The French bank Natixis is reported to be reviewing a potential deal with Ingenico as the companies look to expand in the rapidly consolidating payments sector.
In a statement today, Natixis confirmed “having an interest in exploring the rationale of a possible industrial combination of Natixis payment activities with Ingenico Group and its businesses and having preliminary discussions in this respect.”
Ingenico also confirmed it had “received preliminary approaches for a strategic transaction” and said it had “initiated a review of its options and of their respective merits.”
Ingenico has a market capitalisation of €4 billion. But its shares have lost close to 30% in value so far this year and the group has been the subject of takeover speculation since it made a failed £6.6 billion approach for Worldpay ahead of its UK rival’s IPO in 2015.
The potential deal, which was first reported by Bloomberg, would fit with Natixis’ strategy. The bank is keen to expand its payments business and is trying to move outside of its home market. Newly installed chief executive Francois Riahi recently told the Financial Times that while his payments business is “75% France now — we want to be 50% France by 2020.”
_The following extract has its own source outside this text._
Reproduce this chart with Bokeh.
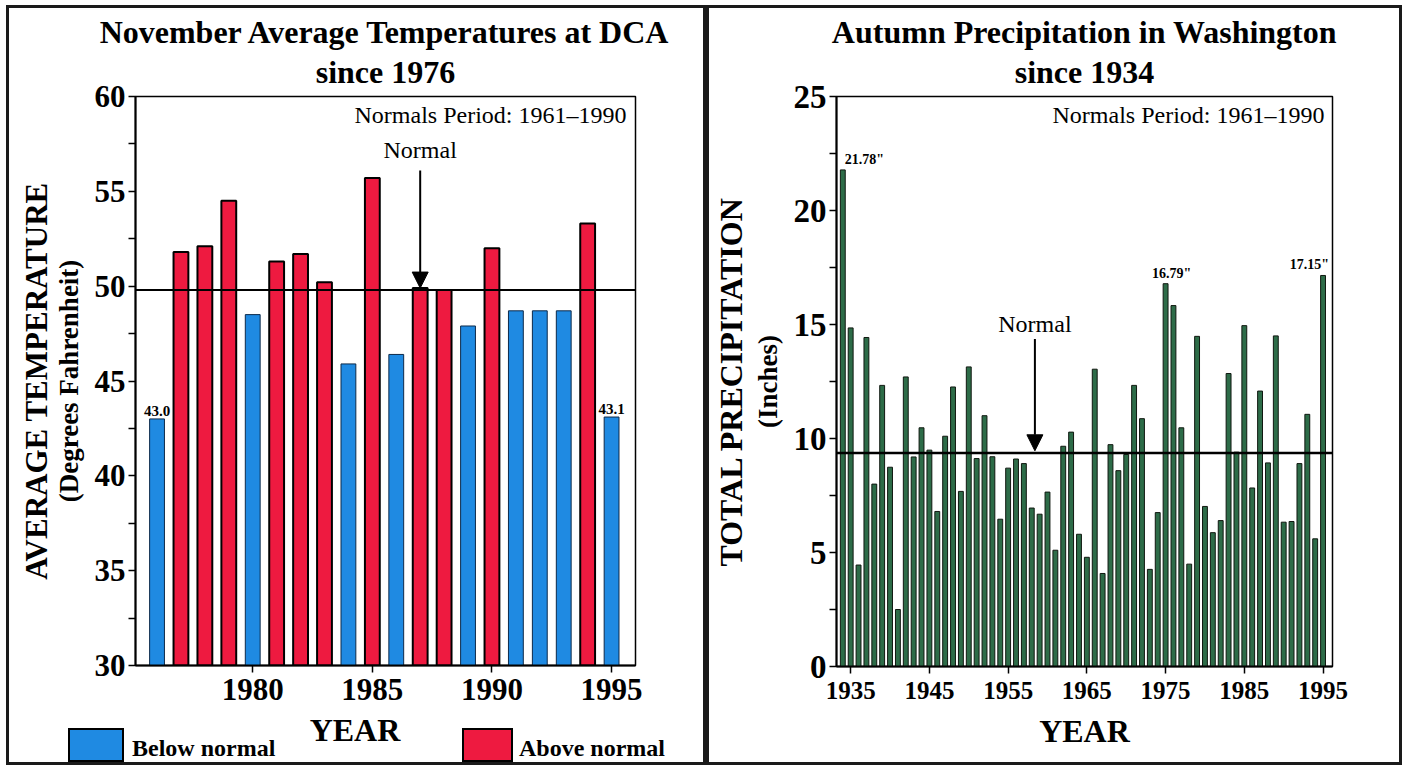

An agreement would be the latest example of consolidation in the European payments sector, with a slew of takeovers being pushed through in search of scale. In May, Worldline agreed to buy Swiss SIX Group’s payments unit for €2.3 billion including debt.
Last year, Hellman & Friedman acquired Denmark’s Nets in a $5.3 billion deal, and Paysafe was bought by a consortium of private equity groups for £3 billion.